Tip 3: Do the Assignments, skip the Missions for now. You will probably notice that your quest log will list side-quests as Assignments and the main quest as Missions. Wait on the missions for now and do as many Assignments as you can find. The reason behind this tip is twofold. First, holding off on the storyline allows you to experience the free-roaming thrill of exploring the galaxy in your own ship. Second, the story encounters are set at semi-static levels. The game will adjust all encounters to suit your level, but not above or below a certain difficulty level. If you muscle through the story then you will find yourself being seriously outgunned around the middling parts of the game, leading to mass frustration effects. Doing the Assignments and exploring uncharted worlds first will allow you to level up your party so that you don’t get stuck in an inescapable area feebly trying to win encounters that are, basically, far beyond your ability to handle. As an added bonus, doing all the Assignments you can find will eventually unlock the “Completist” and “Rich” achievements. The former is awarded when 80% of all quests in the game have been completed and the latter is awarded when you accumulate 1,000,000 credits.

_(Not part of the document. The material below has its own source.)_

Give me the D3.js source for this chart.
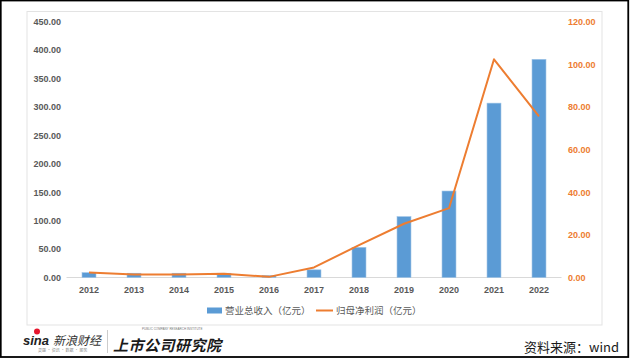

There you have it. Hopefully you can do as I have and look past "Mass Effect"s many flaws and see the gem within. If you cannot stomach the inventory management, extended dialogue or ham-handed shooter mechanics, you might not enjoy it. If you’re looking for another "Gears of War" or "Rainbow Six: Vegas," you will likewise be disappointed. This is an RPG, through and through - a good one at that. I just don’t foresee it setting any records or high acclaim in the long run.

Mass Effect is rated M for Mature by the ESRB for blood, language, partial nudity, sexual themes and violence. It was developed by BioWare Corp. and is available exclusively for Xbox 360 at retailers nationwide in plain and vanilla flavors.